Empresa não pode demitir trabalhador por postagem política, mas há exceções
Demissão por opinião política é considerada discriminatória no Brasil
247 - As empresas brasileiras não podem dispensar um funcionário apenas por causa de opiniões políticas expressas em redes sociais ou em outros ambientes, explica reportagem da Folha de S.Paulo, que destacou que a prática é considerada dispensa discriminatória, vedada pela lei 9.029/1995.
De acordo com a legislação, quem for afastado nessas circunstâncias pode buscar na Justiça do Trabalho medidas como reintegração ao cargo, indenização por danos morais e multa equivalente ao dobro da remuneração do período de afastamento, acrescida de juros e correção. O tema ganhou força nas redes sociais após o assassinato do ativista pró-Donald Trump, Charlie Kirk, em uma universidade dos Estados Unidos, episódio que impulsionou campanhas virtuais pela demissão de supostos extremistas.
O impacto nas empresas e a polarização política
Nos EUA, empresas já afastaram funcionários por postagens consideradas ofensivas sobre o caso. No Brasil, o deputado Nikolas Ferreira (PL-MG) incentivou a prática, apoiado por empresários como Tallis Gomes, do grupo G4 Educação. Ele admitiu ter solicitado ao setor de recursos humanos que revisasse o histórico de publicações de 400 colaboradores. “Não quero criminoso trabalhando comigo”, disse.
A reação contrária veio de setores da esquerda, que passaram a divulgar mensagens lembrando que demissões motivadas por opiniões políticas configuram crime trabalhista. Especialistas, no entanto, esclarecem que não se trata de crime, mas de prática discriminatória passível de condenação judicial.
O que dizem os especialistas em direito trabalhista
A advogada Carla Felgueiras, do escritório Montenegro Castelo Advogados Associados, destacou que “o simples fato de um funcionário expressar opinião política de forma razoável e respeitosa não pode ser usado como justificativa para dispensa”. Segundo ela, situações que envolvam dano à imagem da empresa ou associação indevida entre a marca e a posição do trabalhador podem, porém, justificar uma demissão por má conduta.
Já a advogada Vivian De Camilis, do Tilkian Marinelli Marrey Advogados, frisou que a liberdade de expressão deve ser exercida fora do ambiente corporativo. Postagens feitas no horário de trabalho, em canais oficiais ou relacionadas à atividade da empresa podem gerar advertências ou até demissão, especialmente quando há código interno de conduta.

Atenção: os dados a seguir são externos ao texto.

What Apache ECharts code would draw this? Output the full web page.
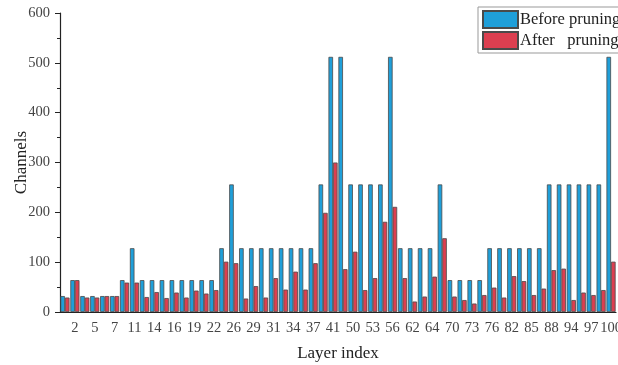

A dificuldade em comprovar a dispensa discriminatória
Para que a Justiça reconheça uma demissão discriminatória, é preciso apresentar provas. Documentos, registros e testemunhas são fundamentais para que o trabalhador consiga reintegração ou indenização. A advogada Érica Coutinho, do Mauro Menezes & Advogados, ressalta que a lei 9.029 “foi pensada para proteger os trabalhadores de intimidação perpetrada por seus empregadores quando há dissonância de posição política”.
Priscila Kirchhoff, sócia do Trench Rossi Watanabe, lembrou que o artigo 5º da Constituição garante a liberdade de expressão, mas estabelece limites. “A liberdade de expressão é um direito fundamental, mas não é absoluto, devendo ser exercido com responsabilidade e sem prejudicar a honra, a privacidade, os direitos alheios ou a atividade empresarial”, disse.
O papel dos sindicatos
Clemente Ganz Lúcio, presidente do Fórum das Centrais Sindicais, afirmou que os sindicatos acompanham a situação e defendem cautela diante de casos isolados. “Nenhum trabalhador pode ser demitido por posicionamento político, seja por apoiar determinado candidato, ser filiado a um partido ou ser membro de sindicato”, afirmou. Ele ressaltou, no entanto, que atos que comprometam a imagem da empresa ou possam ser enquadrados como crime podem justificar a dispensa, inclusive por justa causa.